■ YOUR GOAL
Drop the pictures from the entries below, then reproduce the rest exactly.
##### DATA ROWS
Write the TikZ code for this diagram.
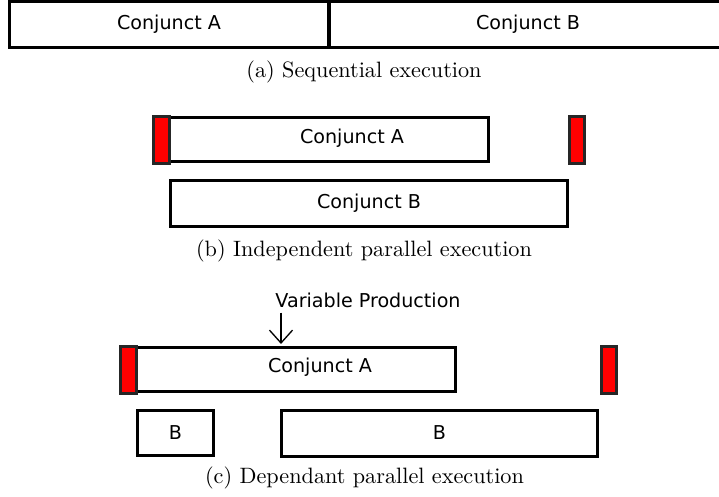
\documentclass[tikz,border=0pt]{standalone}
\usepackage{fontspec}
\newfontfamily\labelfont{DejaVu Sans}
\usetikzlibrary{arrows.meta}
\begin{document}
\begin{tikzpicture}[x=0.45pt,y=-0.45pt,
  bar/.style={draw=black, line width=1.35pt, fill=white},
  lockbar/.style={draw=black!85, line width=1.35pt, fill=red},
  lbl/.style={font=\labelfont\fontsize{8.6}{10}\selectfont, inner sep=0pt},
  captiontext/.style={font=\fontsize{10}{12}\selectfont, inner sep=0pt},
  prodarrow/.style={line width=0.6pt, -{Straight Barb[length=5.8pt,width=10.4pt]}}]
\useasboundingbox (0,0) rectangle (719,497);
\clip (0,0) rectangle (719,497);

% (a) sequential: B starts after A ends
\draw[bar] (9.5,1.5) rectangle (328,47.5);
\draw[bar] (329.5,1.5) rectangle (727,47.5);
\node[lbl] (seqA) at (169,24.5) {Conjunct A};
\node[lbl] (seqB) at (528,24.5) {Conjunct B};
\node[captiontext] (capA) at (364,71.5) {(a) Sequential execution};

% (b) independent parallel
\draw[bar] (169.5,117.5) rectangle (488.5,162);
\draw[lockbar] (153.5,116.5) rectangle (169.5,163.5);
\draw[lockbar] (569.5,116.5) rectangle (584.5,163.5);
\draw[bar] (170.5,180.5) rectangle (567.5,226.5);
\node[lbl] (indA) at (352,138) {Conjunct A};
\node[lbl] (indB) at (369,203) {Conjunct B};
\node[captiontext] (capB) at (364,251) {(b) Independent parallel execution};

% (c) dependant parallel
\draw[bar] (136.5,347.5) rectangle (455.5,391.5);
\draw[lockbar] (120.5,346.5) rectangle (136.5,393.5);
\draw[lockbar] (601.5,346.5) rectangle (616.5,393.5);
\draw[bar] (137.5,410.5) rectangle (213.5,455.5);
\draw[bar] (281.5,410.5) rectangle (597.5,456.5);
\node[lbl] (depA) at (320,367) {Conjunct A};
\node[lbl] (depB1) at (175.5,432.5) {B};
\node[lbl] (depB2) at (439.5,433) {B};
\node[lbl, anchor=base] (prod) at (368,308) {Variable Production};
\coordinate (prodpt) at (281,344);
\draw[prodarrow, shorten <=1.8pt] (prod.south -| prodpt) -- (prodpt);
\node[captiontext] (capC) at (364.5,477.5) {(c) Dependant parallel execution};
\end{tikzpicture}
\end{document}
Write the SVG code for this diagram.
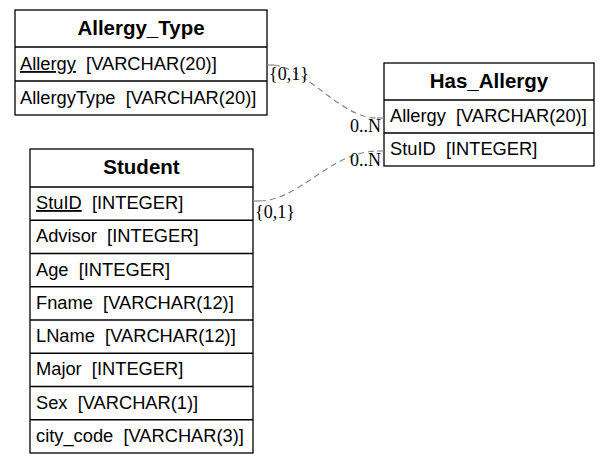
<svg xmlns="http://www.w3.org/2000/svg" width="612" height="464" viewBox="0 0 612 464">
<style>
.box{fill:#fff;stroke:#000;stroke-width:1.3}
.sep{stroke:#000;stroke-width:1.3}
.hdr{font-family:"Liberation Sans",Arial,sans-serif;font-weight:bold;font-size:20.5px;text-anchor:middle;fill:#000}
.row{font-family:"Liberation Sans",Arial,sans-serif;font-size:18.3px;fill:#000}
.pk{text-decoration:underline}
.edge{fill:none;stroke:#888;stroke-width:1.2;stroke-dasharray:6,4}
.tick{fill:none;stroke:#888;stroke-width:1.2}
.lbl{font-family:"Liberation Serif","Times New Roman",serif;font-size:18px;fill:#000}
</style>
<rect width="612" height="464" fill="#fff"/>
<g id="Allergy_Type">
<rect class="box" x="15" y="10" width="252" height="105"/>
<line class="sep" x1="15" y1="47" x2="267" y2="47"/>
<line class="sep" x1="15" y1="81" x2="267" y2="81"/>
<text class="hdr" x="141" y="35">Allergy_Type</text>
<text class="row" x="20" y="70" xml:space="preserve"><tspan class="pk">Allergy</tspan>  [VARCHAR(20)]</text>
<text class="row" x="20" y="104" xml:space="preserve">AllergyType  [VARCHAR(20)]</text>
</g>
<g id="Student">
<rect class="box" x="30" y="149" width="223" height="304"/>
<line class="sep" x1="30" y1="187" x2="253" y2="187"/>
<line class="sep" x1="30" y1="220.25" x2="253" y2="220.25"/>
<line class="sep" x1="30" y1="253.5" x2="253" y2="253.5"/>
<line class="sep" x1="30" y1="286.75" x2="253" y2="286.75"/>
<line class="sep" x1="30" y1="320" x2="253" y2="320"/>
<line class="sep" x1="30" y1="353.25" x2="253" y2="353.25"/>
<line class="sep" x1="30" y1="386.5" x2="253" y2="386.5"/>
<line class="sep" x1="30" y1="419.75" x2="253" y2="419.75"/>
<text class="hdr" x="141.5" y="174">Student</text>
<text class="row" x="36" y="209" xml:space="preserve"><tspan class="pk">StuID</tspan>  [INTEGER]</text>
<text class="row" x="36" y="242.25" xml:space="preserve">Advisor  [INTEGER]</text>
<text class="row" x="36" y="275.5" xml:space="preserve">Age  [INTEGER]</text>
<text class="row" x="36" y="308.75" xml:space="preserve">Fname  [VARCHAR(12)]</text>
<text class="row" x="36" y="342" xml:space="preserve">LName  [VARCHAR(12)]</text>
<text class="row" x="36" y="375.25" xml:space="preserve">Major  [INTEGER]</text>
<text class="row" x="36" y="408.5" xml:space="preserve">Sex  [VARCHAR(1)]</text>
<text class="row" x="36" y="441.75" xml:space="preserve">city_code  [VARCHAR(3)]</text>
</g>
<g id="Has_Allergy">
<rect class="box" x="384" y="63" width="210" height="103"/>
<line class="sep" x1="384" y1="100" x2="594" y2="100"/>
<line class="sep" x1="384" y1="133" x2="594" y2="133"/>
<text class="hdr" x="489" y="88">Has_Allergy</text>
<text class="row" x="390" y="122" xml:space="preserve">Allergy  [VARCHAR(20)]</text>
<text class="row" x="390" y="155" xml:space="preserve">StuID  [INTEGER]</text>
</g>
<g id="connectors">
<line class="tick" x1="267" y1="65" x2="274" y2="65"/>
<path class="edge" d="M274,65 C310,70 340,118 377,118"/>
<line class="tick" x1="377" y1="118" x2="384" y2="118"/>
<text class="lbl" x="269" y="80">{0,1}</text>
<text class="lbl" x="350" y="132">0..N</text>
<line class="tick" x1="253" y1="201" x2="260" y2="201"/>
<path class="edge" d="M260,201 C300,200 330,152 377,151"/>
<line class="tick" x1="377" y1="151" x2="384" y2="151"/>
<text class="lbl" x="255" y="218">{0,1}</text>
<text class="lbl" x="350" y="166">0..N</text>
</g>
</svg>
##########
■ COMPLETED TASK
Write the TikZ code for this diagram.
\documentclass[tikz,border=0pt]{standalone}
\usepackage{fontspec}
\newfontfamily\labelfont{DejaVu Sans}
\usetikzlibrary{arrows.meta}
\begin{document}
\begin{tikzpicture}[x=0.45pt,y=-0.45pt,
  bar/.style={draw=black, line width=1.35pt, fill=white},
  lockbar/.style={draw=black!85, line width=1.35pt, fill=red},
  lbl/.style={font=\labelfont\fontsize{8.6}{10}\selectfont, inner sep=0pt},
  captiontext/.style={font=\fontsize{10}{12}\selectfont, inner sep=0pt},
  prodarrow/.style={line width=0.6pt, -{Straight Barb[length=5.8pt,width=10.4pt]}}]
\useasboundingbox (0,0) rectangle (719,497);
\clip (0,0) rectangle (719,497);

% (a) sequential: B starts after A ends
\draw[bar] (9.5,1.5) rectangle (328,47.5);
\draw[bar] (329.5,1.5) rectangle (727,47.5);
\node[lbl] (seqA) at (169,24.5) {Conjunct A};
\node[lbl] (seqB) at (528,24.5) {Conjunct B};
\node[captiontext] (capA) at (364,71.5) {(a) Sequential execution};

% (b) independent parallel
\draw[bar] (169.5,117.5) rectangle (488.5,162);
\draw[lockbar] (153.5,116.5) rectangle (169.5,163.5);
\draw[lockbar] (569.5,116.5) rectangle (584.5,163.5);
\draw[bar] (170.5,180.5) rectangle (567.5,226.5);
\node[lbl] (indA) at (352,138) {Conjunct A};
\node[lbl] (indB) at (369,203) {Conjunct B};
\node[captiontext] (capB) at (364,251) {(b) Independent parallel execution};

% (c) dependant parallel
\draw[bar] (136.5,347.5) rectangle (455.5,391.5);
\draw[lockbar] (120.5,346.5) rectangle (136.5,393.5);
\draw[lockbar] (601.5,346.5) rectangle (616.5,393.5);
\draw[bar] (137.5,410.5) rectangle (213.5,455.5);
\draw[bar] (281.5,410.5) rectangle (597.5,456.5);
\node[lbl] (depA) at (320,367) {Conjunct A};
\node[lbl] (depB1) at (175.5,432.5) {B};
\node[lbl] (depB2) at (439.5,433) {B};
\node[lbl, anchor=base] (prod) at (368,308) {Variable Production};
\coordinate (prodpt) at (281,344);
\draw[prodarrow, shorten <=1.8pt] (prod.south -| prodpt) -- (prodpt);
\node[captiontext] (capC) at (364.5,477.5) {(c) Dependant parallel execution};
\end{tikzpicture}
\end{document}
Write the SVG code for this diagram.
<svg xmlns="http://www.w3.org/2000/svg" width="612" height="464" viewBox="0 0 612 464">
<style>
.box{fill:#fff;stroke:#000;stroke-width:1.3}
.sep{stroke:#000;stroke-width:1.3}
.hdr{font-family:"Liberation Sans",Arial,sans-serif;font-weight:bold;font-size:20.5px;text-anchor:middle;fill:#000}
.row{font-family:"Liberation Sans",Arial,sans-serif;font-size:18.3px;fill:#000}
.pk{text-decoration:underline}
.edge{fill:none;stroke:#888;stroke-width:1.2;stroke-dasharray:6,4}
.tick{fill:none;stroke:#888;stroke-width:1.2}
.lbl{font-family:"Liberation Serif","Times New Roman",serif;font-size:18px;fill:#000}
</style>
<rect width="612" height="464" fill="#fff"/>
<g id="Allergy_Type">
<rect class="box" x="15" y="10" width="252" height="105"/>
<line class="sep" x1="15" y1="47" x2="267" y2="47"/>
<line class="sep" x1="15" y1="81" x2="267" y2="81"/>
<text class="hdr" x="141" y="35">Allergy_Type</text>
<text class="row" x="20" y="70" xml:space="preserve"><tspan class="pk">Allergy</tspan>  [VARCHAR(20)]</text>
<text class="row" x="20" y="104" xml:space="preserve">AllergyType  [VARCHAR(20)]</text>
</g>
<g id="Student">
<rect class="box" x="30" y="149" width="223" height="304"/>
<line class="sep" x1="30" y1="187" x2="253" y2="187"/>
<line class="sep" x1="30" y1="220.25" x2="253" y2="220.25"/>
<line class="sep" x1="30" y1="253.5" x2="253" y2="253.5"/>
<line class="sep" x1="30" y1="286.75" x2="253" y2="286.75"/>
<line class="sep" x1="30" y1="320" x2="253" y2="320"/>
<line class="sep" x1="30" y1="353.25" x2="253" y2="353.25"/>
<line class="sep" x1="30" y1="386.5" x2="253" y2="386.5"/>
<line class="sep" x1="30" y1="419.75" x2="253" y2="419.75"/>
<text class="hdr" x="141.5" y="174">Student</text>
<text class="row" x="36" y="209" xml:space="preserve"><tspan class="pk">StuID</tspan>  [INTEGER]</text>
<text class="row" x="36" y="242.25" xml:space="preserve">Advisor  [INTEGER]</text>
<text class="row" x="36" y="275.5" xml:space="preserve">Age  [INTEGER]</text>
<text class="row" x="36" y="308.75" xml:space="preserve">Fname  [VARCHAR(12)]</text>
<text class="row" x="36" y="342" xml:space="preserve">LName  [VARCHAR(12)]</text>
<text class="row" x="36" y="375.25" xml:space="preserve">Major  [INTEGER]</text>
<text class="row" x="36" y="408.5" xml:space="preserve">Sex  [VARCHAR(1)]</text>
<text class="row" x="36" y="441.75" xml:space="preserve">city_code  [VARCHAR(3)]</text>
</g>
<g id="Has_Allergy">
<rect class="box" x="384" y="63" width="210" height="103"/>
<line class="sep" x1="384" y1="100" x2="594" y2="100"/>
<line class="sep" x1="384" y1="133" x2="594" y2="133"/>
<text class="hdr" x="489" y="88">Has_Allergy</text>
<text class="row" x="390" y="122" xml:space="preserve">Allergy  [VARCHAR(20)]</text>
<text class="row" x="390" y="155" xml:space="preserve">StuID  [INTEGER]</text>
</g>
<g id="connectors">
<line class="tick" x1="267" y1="65" x2="274" y2="65"/>
<path class="edge" d="M274,65 C310,70 340,118 377,118"/>
<line class="tick" x1="377" y1="118" x2="384" y2="118"/>
<text class="lbl" x="269" y="80">{0,1}</text>
<text class="lbl" x="350" y="132">0..N</text>
<line class="tick" x1="253" y1="201" x2="260" y2="201"/>
<path class="edge" d="M260,201 C300,200 330,152 377,151"/>
<line class="tick" x1="377" y1="151" x2="384" y2="151"/>
<text class="lbl" x="255" y="218">{0,1}</text>
<text class="lbl" x="350" y="166">0..N</text>
</g>
</svg>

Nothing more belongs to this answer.